И вдруг по щекам его поползли слезы, настоящие слезы злобного, сухого человека.
Волк осторожно поднялся и вышел. Джен осталась сидеть. Она глядела на доктора широко открытыми глазами, и взгляд ее теперь был очень прост и ясен.
— Ничего, — сказал ей доктор Холл безнадежно, — ровно ничего не могу я сделать. — Кивнул Саймонсу на бутылку: — Пейте, молодой человек!

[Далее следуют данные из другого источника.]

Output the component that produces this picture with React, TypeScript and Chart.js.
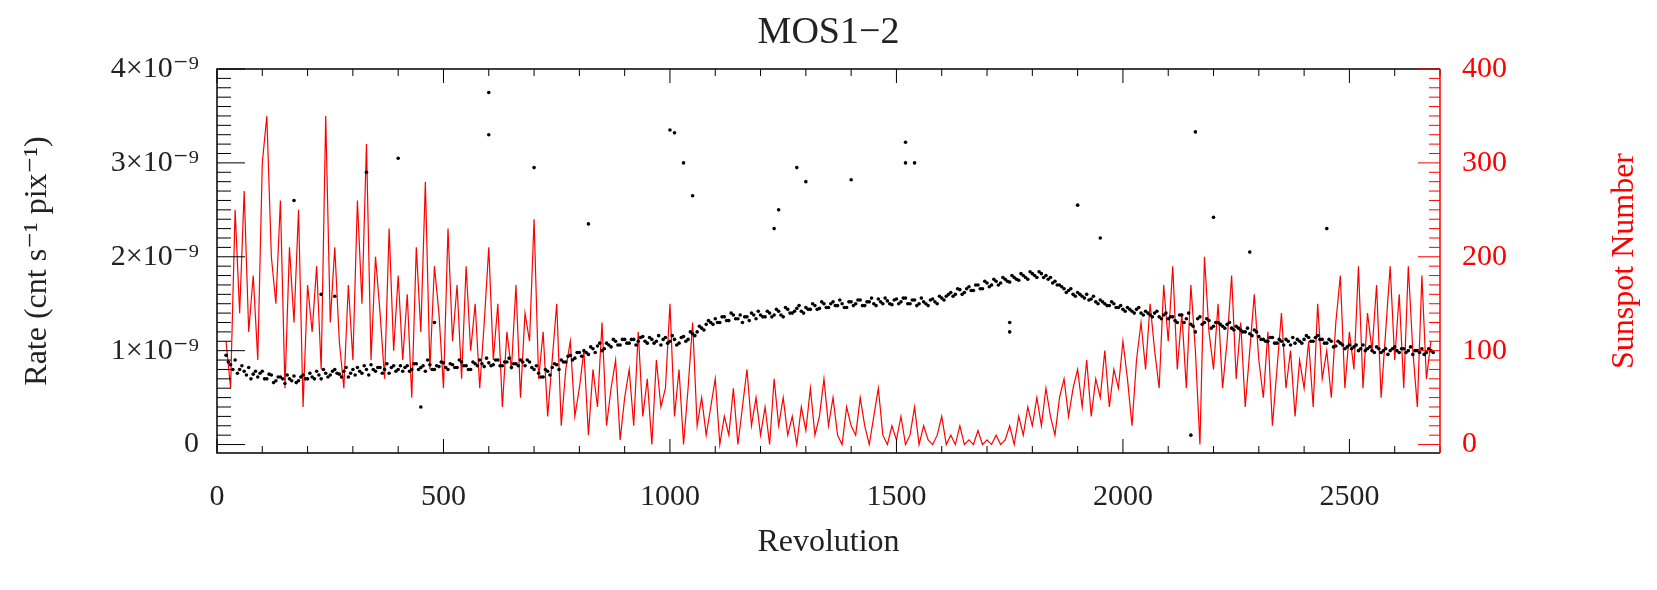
import React, { useEffect, useRef } from "react";
import { Chart, registerables } from "chart.js";
Chart.register(...registerables);

const revStart = 20;
const revStep = 10;
const rateValues = [
0.95,0.85,0.9,0.8,0.78,0.82,0.75,0.72,0.78,
0.7,0.74,0.68,0.72,0.65,0.7,0.73,0.68,0.74,0.7,
0.72,0.78,0.7,0.76,0.74,0.8,0.75,0.78,0.72,0.8,
0.82,0.76,0.8,0.85,0.78,0.82,0.8,0.76,0.84,0.8,
0.78,0.84,0.8,0.86,0.82,0.78,0.85,0.8,0.83,0.87,
0.8,0.85,0.82,0.88,0.84,0.8,0.86,0.9,0.83,0.87,
0.85,0.9,0.84,0.88,0.82,0.86,0.9,0.84,0.88,0.8,
0.76,0.72,0.78,0.82,0.85,0.9,0.88,0.95,0.92,0.98,
1.0,0.96,1.02,1.05,1.0,1.08,1.04,1.1,1.06,1.12,
1.08,1.12,1.1,1.15,1.08,1.12,1.1,1.06,1.14,1.1,
1.12,1.08,1.15,1.12,1.18,1.2,1.24,1.28,1.3,1.34,
1.3,1.36,1.32,1.38,1.34,1.3,1.36,1.4,1.34,1.38,
1.36,1.4,1.38,1.42,1.36,1.44,1.4,1.45,1.42,1.46,
1.44,1.48,1.45,1.5,1.46,1.52,1.48,1.5,1.46,1.52,
1.5,1.54,1.48,1.52,1.5,1.55,1.5,1.53,1.49,1.55,
1.52,1.56,1.5,1.54,1.5,1.52,1.48,1.55,1.5,1.56,
1.58,1.62,1.6,1.65,1.62,1.68,1.64,1.7,1.66,1.72,
1.7,1.74,1.72,1.76,1.73,1.78,1.75,1.8,1.76,1.82,
1.78,1.82,1.8,1.78,1.74,1.7,1.66,1.64,1.6,1.62,
1.58,1.6,1.55,1.52,1.54,1.5,1.48,1.5,1.46,1.44,
1.46,1.42,1.44,1.4,1.42,1.38,1.4,1.36,1.38,1.34,
1.36,1.3,1.38,1.34,1.28,1.2,1.36,1.3,1.32,1.26,
1.3,1.26,1.28,1.24,1.26,1.22,1.2,1.18,1.22,1.15,
1.12,1.1,1.14,1.08,1.1,1.12,1.06,1.08,1.1,1.12,
1.14,1.1,1.16,1.12,1.08,1.1,1.05,1.08,1.02,1.06,
1.04,1.0,1.06,1.02,1.0,1.04,0.98,1.02,1.0,1.04,
0.98,1.02,1.0,0.96,1.0,1.02,0.98,1.0];

// second, interleaved sample (revolutions offset by half a step)
const rateValuesB = [
0.88,0.8,0.76,0.84,0.74,0.7,0.78,0.76,0.7,
0.75,0.66,0.72,0.7,0.74,0.68,0.66,0.72,0.7,0.76,
0.7,0.74,0.8,0.72,0.78,0.76,0.72,0.82,0.76,0.74,
0.78,0.84,0.74,0.8,0.82,0.76,0.86,0.82,0.78,0.84,
0.82,0.78,0.86,0.8,0.84,0.9,0.8,0.84,0.88,0.82,
0.86,0.82,0.9,0.84,0.8,0.88,0.84,0.86,0.92,0.84,
0.9,0.84,0.88,0.92,0.86,0.84,0.88,0.9,0.82,0.84,
0.72,0.8,0.74,0.86,0.8,0.88,0.94,0.9,0.98,0.94,
0.98,1.04,0.98,1.08,1.02,1.06,1.12,1.06,1.12,1.08,
1.12,1.06,1.14,1.1,1.14,1.08,1.16,1.12,1.08,1.16,
1.06,1.14,1.1,1.2,1.16,1.26,1.22,1.32,1.28,1.3,
1.36,1.32,1.4,1.34,1.38,1.36,1.32,1.38,1.42,1.36,
1.42,1.36,1.44,1.38,1.46,1.4,1.42,1.48,1.4,1.44,
1.5,1.44,1.52,1.46,1.5,1.48,1.54,1.46,1.52,1.48,
1.54,1.48,1.52,1.56,1.48,1.52,1.56,1.5,1.54,1.5,
1.56,1.5,1.54,1.48,1.56,1.5,1.54,1.52,1.58,1.54,
1.6,1.58,1.66,1.6,1.66,1.64,1.7,1.66,1.74,1.68,
1.76,1.7,1.78,1.74,1.8,1.76,1.82,1.78,1.84,1.8,
1.84,1.78,1.76,1.72,1.7,1.68,1.62,1.66,1.58,1.6,
1.56,1.54,1.58,1.5,1.52,1.48,1.52,1.46,1.48,1.42,
1.44,1.4,1.46,1.38,1.4,1.36,1.42,1.34,1.4,1.36,
1.32,1.38,1.3,1.4,1.26,1.34,1.28,1.34,1.24,1.3,
1.28,1.24,1.3,1.22,1.24,1.2,1.24,1.16,1.2,1.12,
1.1,1.14,1.08,1.12,1.06,1.1,1.14,1.12,1.08,1.16,
1.1,1.14,1.12,1.08,1.12,1.04,1.1,1.06,1.04,1.02,
1.06,1.02,1.0,1.04,0.98,1.02,1.0,0.96,1.02,1.0,
1.02,0.98,1.04,1.0,0.98,0.96,1.02,0.98];

const outlierRevs = [600,600,700,400,1000,1010,1030,1050,1280,1300,1400,1520,1520,1540,2160,2200,2450,820,230,330,260,480,450,1750,1750,2150,170,1240,1900,2280,1230,1950];
const outlierRates = [3.75,3.3,2.95,3.05,3.35,3.32,3.0,2.65,2.95,2.8,2.82,3.22,3.0,3.0,3.33,2.42,2.3,2.35,1.6,2.9,1.58,1.3,0.4,1.3,1.2,0.1,2.6,2.5,2.55,2.05,2.3,2.2];

const sunspots = [
110,60,250,140,270,120,180,90,300,
350,200,150,260,60,210,130,250,40,170,
120,190,80,350,130,210,110,60,170,90,
260,150,320,90,200,140,70,230,100,180,
90,160,50,210,120,280,80,190,140,60,
230,110,170,70,190,100,150,60,130,210,
90,150,40,120,80,170,50,140,110,240,
70,120,30,90,150,20,80,110,30,60,
100,10,80,40,130,20,60,90,5,50,
80,20,120,30,70,0,90,40,60,150,
30,80,0,60,130,20,50,10,40,70,
0,30,10,60,0,40,80,20,50,10,
40,0,70,20,50,10,30,0,40,15,
60,10,30,70,20,50,10,0,40,20,
10,50,20,0,30,60,10,0,20,5,
30,0,10,40,0,20,5,0,10,30,
0,10,0,20,0,5,0,15,0,5,
0,10,0,5,20,0,30,10,40,20,
50,20,60,30,10,50,70,30,60,80,
40,90,30,70,50,100,40,80,60,110,
70,20,90,130,80,150,100,60,170,110,
190,80,140,60,170,100,0,200,120,80,
150,60,110,180,70,130,40,100,160,90,
50,120,20,80,140,60,100,30,90,60,
110,40,150,70,100,50,130,180,60,120,
80,190,60,140,100,170,50,120,190,90,
160,60,190,100,40,180,70,110];

const xTicks = [0, 500, 1000, 1500, 2000, 2500];
const rateTicks = [0, 1, 2, 3, 4];
const sunTicks = [0, 100, 200, 300, 400];

const FONT = "'Liberation Serif', 'DejaVu Serif', serif";
const TXT = "#222";

const decor = {
  id: "decor",
  afterDraw(chart: any) {
    const { ctx, chartArea: a, scales } = chart;
    const x = scales.x, yl = scales.y, yr = scales.y1;
    ctx.save();
    ctx.lineWidth = 1.5;
    ctx.strokeStyle = "#000";
    ctx.beginPath();
    ctx.moveTo(a.right, a.top); ctx.lineTo(a.left, a.top); ctx.lineTo(a.left, a.bottom); ctx.lineTo(a.right, a.bottom);
    ctx.stroke();
    ctx.lineWidth = 1;
    for (let v = 0; v <= 2700; v += 100) {
      const p = x.getPixelForValue(v);
      const L = v % 500 === 0 ? 14 : 7;
      ctx.beginPath();
      ctx.moveTo(p, a.bottom); ctx.lineTo(p, a.bottom - L);
      ctx.moveTo(p, a.top); ctx.lineTo(p, a.top + L);
      ctx.stroke();
    }
    for (let i = 0; i <= 40; i++) {
      const p = yl.getPixelForValue(i / 10);
      const L = i % 10 === 0 ? 28 : 14;
      ctx.beginPath(); ctx.moveTo(a.left, p); ctx.lineTo(a.left + L, p); ctx.stroke();
    }
    ctx.strokeStyle = "#ff0000";
    ctx.lineWidth = 1.5;
    ctx.beginPath(); ctx.moveTo(a.right, a.top); ctx.lineTo(a.right, a.bottom); ctx.stroke();
    ctx.lineWidth = 1;
    for (let v = 0; v <= 400; v += 10) {
      const p = yr.getPixelForValue(v);
      const L = v % 100 === 0 ? 22 : 11;
      ctx.beginPath(); ctx.moveTo(a.right, p); ctx.lineTo(a.right - L, p); ctx.stroke();
    }
    ctx.textAlign = "center";
    ctx.textBaseline = "middle";
    ctx.fillStyle = TXT;
    ctx.font = `38px ${FONT}`;
    ctx.fillText("MOS1\u22122", (a.left + a.right) / 2, 33);
    ctx.font = `32px ${FONT}`;
    ctx.fillText("Revolution", (a.left + a.right) / 2, 543);
    ctx.save();
    ctx.translate(38, (a.top + a.bottom) / 2);
    ctx.rotate(-Math.PI / 2);
    ctx.fillText("Rate (cnt s\u207b\u00b9 pix\u207b\u00b9)", 0, 0);
    ctx.restore();
    ctx.save();
    ctx.fillStyle = "#ff0000";
    ctx.translate(1625, (a.top + a.bottom) / 2);
    ctx.rotate(-Math.PI / 2);
    ctx.fillText("Sunspot Number", 0, 0);
    ctx.restore();
    ctx.restore();
  },
};

export default function App() {
  const ref = useRef<HTMLCanvasElement>(null);
  useEffect(() => {
    document.body.style.margin = "0";
    const revs = sunspots.map((_, i) => revStart + i * revStep);
    const pts = revs.map((r, i) => ({ x: r, y: rateValues[i] }))
      .concat(revs.map((r, i) => ({ x: r + revStep / 2, y: rateValuesB[i] })))
      .concat(outlierRevs.map((r, i) => ({ x: r, y: outlierRates[i] })));
    const chart = new Chart(ref.current!, {
      type: "scatter",
      data: {
        datasets: [
          {
            type: "line",
            label: "Sunspot",
            data: revs.map((r, i) => ({ x: r, y: sunspots[i] })),
            yAxisID: "y1",
            borderColor: "#ff0000",
            borderWidth: 1.2,
            pointRadius: 0,
            order: 2,
          },
          {
            label: "Rate",
            data: pts,
            yAxisID: "y",
            backgroundColor: "#000",
            borderColor: "#000",
            pointRadius: 1.8,
            pointBorderWidth: 0,
            order: 1,
          },
        ],
      },
      options: {
        animation: false,
        responsive: false,
        layout: { padding: { top: 69, left: 0, right: 0, bottom: 0 } },
        plugins: { legend: { display: false }, tooltip: { enabled: false } },
        scales: {
          x: {
            type: "linear", min: 0, max: 2700,
            afterBuildTicks: (s: any) => { s.ticks = xTicks.map((v) => ({ value: v })); },
            afterFit: (s: any) => { s.height = 137; },
            grid: { display: false }, border: { display: false },
            ticks: { color: TXT, font: { size: 30, family: FONT }, padding: 18, maxRotation: 0, callback: (v: any) => String(v) },
          },
          y: {
            position: "left", min: -0.09, max: 4,
            afterBuildTicks: (s: any) => { s.ticks = rateTicks.map((v) => ({ value: v })); },
            afterFit: (s: any) => { s.width = 217; },
            grid: { display: false }, border: { display: false },
            ticks: { color: TXT, font: { size: 30, family: FONT }, padding: 10,
              callback: (v: any) => (v === 0 ? "0" : `${v}\u00d710\u207b\u2079`) },
          },
          y1: {
            position: "right", min: -9, max: 400,
            afterBuildTicks: (s: any) => { s.ticks = sunTicks.map((v) => ({ value: v })); },
            afterFit: (s: any) => { s.width = 217; },
            grid: { display: false }, border: { display: false },
            ticks: { color: "#ff0000", font: { size: 30, family: FONT }, padding: 14 },
          },
        },
      },
      plugins: [decor],
    } as any);
    return () => chart.destroy();
  }, []);
  return <canvas ref={ref} width={1657} height={590} style={{ display: "block" }} />;
}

Когда-то и где-то он написал: «Умеренная скорбь право умерших, а чрезмерная скорбь — враг живых». Он не скорбел — он просто умирал и знал это. И одно утешение у него все-таки было. Он умирал в хорошем месте — там же, где родился. Как старое дерево, он чувствовал эту землю всей своей кожей. И были дни, в которые смерть от него как будто отходила. В эти дни он просыпался вдруг веселый, бодрый, брился, умывался над тазиком, требовал свежую, хрусткую сорочку с обшлагами, смотрелся в зеркало, сидел поверх одеяла, читал и думал: «А может, и обойдется! Вон сколько раз к отцу вызывали священника…» И был бодр до вечера. А к вечеру в груди его ссыхался какой-то колючий комок, и он не мог уж сидеть и полулежал, но все еще старался обмануть себя, сдержаться и не кашлять. Но кашель все равно уже был в нем, он нарастал, рвал грудь, душил, клокотал, лез вверх по горлу, и через несколько минут уже спешили домашние, несли полотенца и звали доктора.